Leave out the pictures; transcribe all else exactly.

---- DATASET EXCERPT

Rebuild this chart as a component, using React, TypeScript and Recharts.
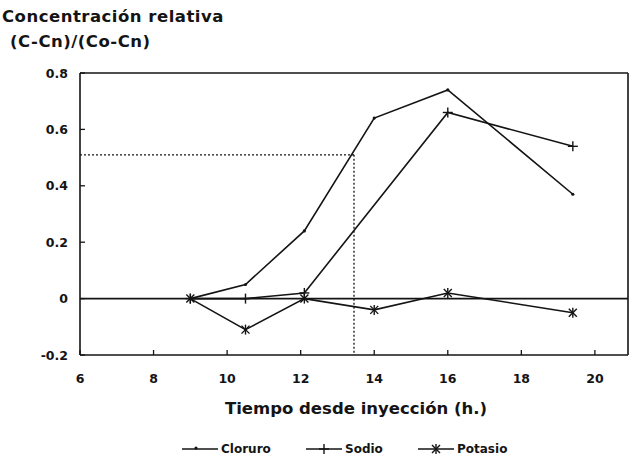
import {
  Line,
  LineChart,
  ReferenceLine,
  XAxis,
  YAxis,
} from "recharts";

const times = [9, 10.5, 12.1, 14, 16, 19.4];
const cloruro = [0, 0.05, 0.24, 0.64, 0.74, 0.37];
const sodio = [0, 0, 0.02, null, 0.66, 0.54];
const potasio = [0, -0.11, 0, -0.04, 0.02, -0.05];

const xTicks = [6, 8, 10, 12, 14, 16, 18, 20];
const yTicks = [-0.2, 0, 0.2, 0.4, 0.6, 0.8];
const xDomain = [6, 20.9];

// dotted guide to the 0.51 level
const guideX = 13.45;
const guideY = 0.51;

const INK = "#141414";
const FONT = "'DejaVu Sans', Verdana, sans-serif";

const rows = times.map((t, i) => ({
  t,
  cloruro: cloruro[i],
  sodio: sodio[i],
  potasio: potasio[i],
}));

function fmtY(v: number): string {
  if (v === 0) return "0";
  return v.toFixed(1);
}

function YTick({ x, y, payload }: any) {
  return (
    <g>
      <line x1={x} x2={x + 5} y1={y} y2={y} stroke={INK} strokeWidth={1.3} />
      <text
        x={x - 12}
        y={y}
        textAnchor="end"
        dominantBaseline="central"
        fontFamily={FONT}
        fontWeight="bold"
        fontSize={12.5}
        fill={INK}
      >
        {fmtY(payload.value)}
      </text>
    </g>
  );
}

function XTick({ x, y, payload }: any) {
  return (
    <g>
      <line x1={x} x2={x} y1={y} y2={y - 5} stroke={INK} strokeWidth={1.3} />
      <text
        x={x}
        y={y + 23}
        textAnchor="middle"
        dominantBaseline="central"
        fontFamily={FONT}
        fontWeight="bold"
        fontSize={12.5}
        fill={INK}
      >
        {payload.value}
      </text>
    </g>
  );
}

function PlusDot({ cx, cy }: any) {
  if (cx == null || cy == null) return null;
  return (
    <g stroke={INK} strokeWidth={1.4}>
      <line x1={cx - 5} x2={cx + 5} y1={cy} y2={cy} />
      <line x1={cx} x2={cx} y1={cy - 5} y2={cy + 5} />
    </g>
  );
}

function StarDot({ cx, cy }: any) {
  if (cx == null || cy == null) return null;
  return (
    <g stroke={INK} strokeWidth={1.4}>
      <line x1={cx - 4} x2={cx + 4} y1={cy - 4} y2={cy + 4} />
      <line x1={cx - 4} x2={cx + 4} y1={cy + 4} y2={cy - 4} />
      <line x1={cx} x2={cx} y1={cy - 5} y2={cy + 5} />
    </g>
  );
}

function SmallDot({ cx, cy }: any) {
  if (cx == null || cy == null) return null;
  return <circle cx={cx} cy={cy} r={1.6} fill={INK} />;
}

function LegendItem({ label, mark, x }: { label: string; mark: string; x: number }) {
  return (
    <div style={{ position: "absolute", left: x, top: 441, display: "flex", alignItems: "center" }}>
      <svg width={36} height={16}>
        <line x1={0} x2={36} y1={8} y2={8} stroke={INK} strokeWidth={1.4} />
        {mark === "plus" && <PlusDot cx={18} cy={8} />}
        {mark === "star" && <StarDot cx={18} cy={8} />}
        {mark === "dot" && <SmallDot cx={14} cy={7} />}
      </svg>
      <span
        style={{
          marginLeft: 3,
          fontFamily: FONT,
          fontWeight: "bold",
          fontSize: 12,
          color: INK,
        }}
      >
        {label}
      </span>
    </div>
  );
}

export default function App() {
  return (
    <div style={{ position: "absolute", left: 0, top: 0, width: 630, height: 462, background: "#fff" }}>
      <div
        style={{
          position: "absolute",
          left: 2,
          top: 4,
          fontFamily: FONT,
          fontWeight: "bold",
          fontSize: 16.5,
          lineHeight: "25px",
          color: INK,
          letterSpacing: 0.5,
        }}
      >
        <div>Concentración relativa</div>
        <div style={{ paddingLeft: 8 }}>(C-Cn)/(Co-Cn)</div>
      </div>

      <LineChart
        width={630}
        height={462}
        data={rows}
        margin={{ top: 73, right: 2, bottom: 77, left: 40 }}
      >
        <XAxis
          type="number"
          dataKey="t"
          domain={xDomain}
          ticks={xTicks}
          allowDataOverflow
          height={30}
          tickSize={0}
          tickMargin={0}
          tickLine={false}
          axisLine={{ stroke: INK, strokeWidth: 1.6 }}
          tick={<XTick />}
        />
        <YAxis
          type="number"
          domain={[-0.2, 0.8]}
          ticks={yTicks}
          width={40}
          tickSize={0}
          tickMargin={0}
          tickLine={false}
          axisLine={{ stroke: INK, strokeWidth: 1.6 }}
          tick={<YTick />}
        />
        <ReferenceLine y={0.8} stroke={INK} strokeWidth={1.6} />
        <ReferenceLine x={xDomain[1]} stroke={INK} strokeWidth={1.6} />
        <ReferenceLine y={0} stroke={INK} strokeWidth={1.8} />
        <ReferenceLine
          segment={[
            { x: xDomain[0], y: guideY },
            { x: guideX, y: guideY },
          ]}
          stroke={INK}
          strokeWidth={1.3}
          strokeDasharray="2 2"
        />
        <ReferenceLine
          segment={[
            { x: guideX, y: guideY },
            { x: guideX, y: -0.2 },
          ]}
          stroke={INK}
          strokeWidth={1.3}
          strokeDasharray="2 2"
        />
        <Line
          type="linear"
          dataKey="cloruro"
          stroke={INK}
          strokeWidth={1.6}
          dot={<SmallDot />}
          isAnimationActive={false}
        />
        <Line
          type="linear"
          dataKey="sodio"
          stroke={INK}
          strokeWidth={1.6}
          connectNulls
          dot={<PlusDot />}
          isAnimationActive={false}
        />
        <Line
          type="linear"
          dataKey="potasio"
          stroke={INK}
          strokeWidth={1.6}
          dot={<StarDot />}
          isAnimationActive={false}
        />
      </LineChart>

      <div
        style={{
          position: "absolute",
          left: 0,
          width: 712,
          top: 399,
          textAlign: "center",
          fontFamily: FONT,
          fontWeight: "bold",
          fontSize: 16.5,
          color: INK,
        }}
      >
        Tiempo desde inyección (h.)
      </div>

      <LegendItem label="Cloruro" mark="dot" x={182} />
      <LegendItem label="Sodio" mark="plus" x={306} />
      <LegendItem label="Potasio" mark="star" x={418} />
    </div>
  );
}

--------

SOLUTION FOR THIS TASK:
Rebuild this chart as a component, using React, TypeScript and Recharts.
import {
  Line,
  LineChart,
  ReferenceLine,
  XAxis,
  YAxis,
} from "recharts";

const times = [9, 10.5, 12.1, 14, 16, 19.4];
const cloruro = [0, 0.05, 0.24, 0.64, 0.74, 0.37];
const sodio = [0, 0, 0.02, null, 0.66, 0.54];
const potasio = [0, -0.11, 0, -0.04, 0.02, -0.05];

const xTicks = [6, 8, 10, 12, 14, 16, 18, 20];
const yTicks = [-0.2, 0, 0.2, 0.4, 0.6, 0.8];
const xDomain = [6, 20.9];

// dotted guide to the 0.51 level
const guideX = 13.45;
const guideY = 0.51;

const INK = "#141414";
const FONT = "'DejaVu Sans', Verdana, sans-serif";

const rows = times.map((t, i) => ({
  t,
  cloruro: cloruro[i],
  sodio: sodio[i],
  potasio: potasio[i],
}));

function fmtY(v: number): string {
  if (v === 0) return "0";
  return v.toFixed(1);
}

function YTick({ x, y, payload }: any) {
  return (
    <g>
      <line x1={x} x2={x + 5} y1={y} y2={y} stroke={INK} strokeWidth={1.3} />
      <text
        x={x - 12}
        y={y}
        textAnchor="end"
        dominantBaseline="central"
        fontFamily={FONT}
        fontWeight="bold"
        fontSize={12.5}
        fill={INK}
      >
        {fmtY(payload.value)}
      </text>
    </g>
  );
}

function XTick({ x, y, payload }: any) {
  return (
    <g>
      <line x1={x} x2={x} y1={y} y2={y - 5} stroke={INK} strokeWidth={1.3} />
      <text
        x={x}
        y={y + 23}
        textAnchor="middle"
        dominantBaseline="central"
        fontFamily={FONT}
        fontWeight="bold"
        fontSize={12.5}
        fill={INK}
      >
        {payload.value}
      </text>
    </g>
  );
}

function PlusDot({ cx, cy }: any) {
  if (cx == null || cy == null) return null;
  return (
    <g stroke={INK} strokeWidth={1.4}>
      <line x1={cx - 5} x2={cx + 5} y1={cy} y2={cy} />
      <line x1={cx} x2={cx} y1={cy - 5} y2={cy + 5} />
    </g>
  );
}

function StarDot({ cx, cy }: any) {
  if (cx == null || cy == null) return null;
  return (
    <g stroke={INK} strokeWidth={1.4}>
      <line x1={cx - 4} x2={cx + 4} y1={cy - 4} y2={cy + 4} />
      <line x1={cx - 4} x2={cx + 4} y1={cy + 4} y2={cy - 4} />
      <line x1={cx} x2={cx} y1={cy - 5} y2={cy + 5} />
    </g>
  );
}

function SmallDot({ cx, cy }: any) {
  if (cx == null || cy == null) return null;
  return <circle cx={cx} cy={cy} r={1.6} fill={INK} />;
}

function LegendItem({ label, mark, x }: { label: string; mark: string; x: number }) {
  return (
    <div style={{ position: "absolute", left: x, top: 441, display: "flex", alignItems: "center" }}>
      <svg width={36} height={16}>
        <line x1={0} x2={36} y1={8} y2={8} stroke={INK} strokeWidth={1.4} />
        {mark === "plus" && <PlusDot cx={18} cy={8} />}
        {mark === "star" && <StarDot cx={18} cy={8} />}
        {mark === "dot" && <SmallDot cx={14} cy={7} />}
      </svg>
      <span
        style={{
          marginLeft: 3,
          fontFamily: FONT,
          fontWeight: "bold",
          fontSize: 12,
          color: INK,
        }}
      >
        {label}
      </span>
    </div>
  );
}

export default function App() {
  return (
    <div style={{ position: "absolute", left: 0, top: 0, width: 630, height: 462, background: "#fff" }}>
      <div
        style={{
          position: "absolute",
          left: 2,
          top: 4,
          fontFamily: FONT,
          fontWeight: "bold",
          fontSize: 16.5,
          lineHeight: "25px",
          color: INK,
          letterSpacing: 0.5,
        }}
      >
        <div>Concentración relativa</div>
        <div style={{ paddingLeft: 8 }}>(C-Cn)/(Co-Cn)</div>
      </div>

      <LineChart
        width={630}
        height={462}
        data={rows}
        margin={{ top: 73, right: 2, bottom: 77, left: 40 }}
      >
        <XAxis
          type="number"
          dataKey="t"
          domain={xDomain}
          ticks={xTicks}
          allowDataOverflow
          height={30}
          tickSize={0}
          tickMargin={0}
          tickLine={false}
          axisLine={{ stroke: INK, strokeWidth: 1.6 }}
          tick={<XTick />}
        />
        <YAxis
          type="number"
          domain={[-0.2, 0.8]}
          ticks={yTicks}
          width={40}
          tickSize={0}
          tickMargin={0}
          tickLine={false}
          axisLine={{ stroke: INK, strokeWidth: 1.6 }}
          tick={<YTick />}
        />
        <ReferenceLine y={0.8} stroke={INK} strokeWidth={1.6} />
        <ReferenceLine x={xDomain[1]} stroke={INK} strokeWidth={1.6} />
        <ReferenceLine y={0} stroke={INK} strokeWidth={1.8} />
        <ReferenceLine
          segment={[
            { x: xDomain[0], y: guideY },
            { x: guideX, y: guideY },
          ]}
          stroke={INK}
          strokeWidth={1.3}
          strokeDasharray="2 2"
        />
        <ReferenceLine
          segment={[
            { x: guideX, y: guideY },
            { x: guideX, y: -0.2 },
          ]}
          stroke={INK}
          strokeWidth={1.3}
          strokeDasharray="2 2"
        />
        <Line
          type="linear"
          dataKey="cloruro"
          stroke={INK}
          strokeWidth={1.6}
          dot={<SmallDot />}
          isAnimationActive={false}
        />
        <Line
          type="linear"
          dataKey="sodio"
          stroke={INK}
          strokeWidth={1.6}
          connectNulls
          dot={<PlusDot />}
          isAnimationActive={false}
        />
        <Line
          type="linear"
          dataKey="potasio"
          stroke={INK}
          strokeWidth={1.6}
          dot={<StarDot />}
          isAnimationActive={false}
        />
      </LineChart>

      <div
        style={{
          position: "absolute",
          left: 0,
          width: 712,
          top: 399,
          textAlign: "center",
          fontFamily: FONT,
          fontWeight: "bold",
          fontSize: 16.5,
          color: INK,
        }}
      >
        Tiempo desde inyección (h.)
      </div>

      <LegendItem label="Cloruro" mark="dot" x={182} />
      <LegendItem label="Sodio" mark="plus" x={306} />
      <LegendItem label="Potasio" mark="star" x={418} />
    </div>
  );
}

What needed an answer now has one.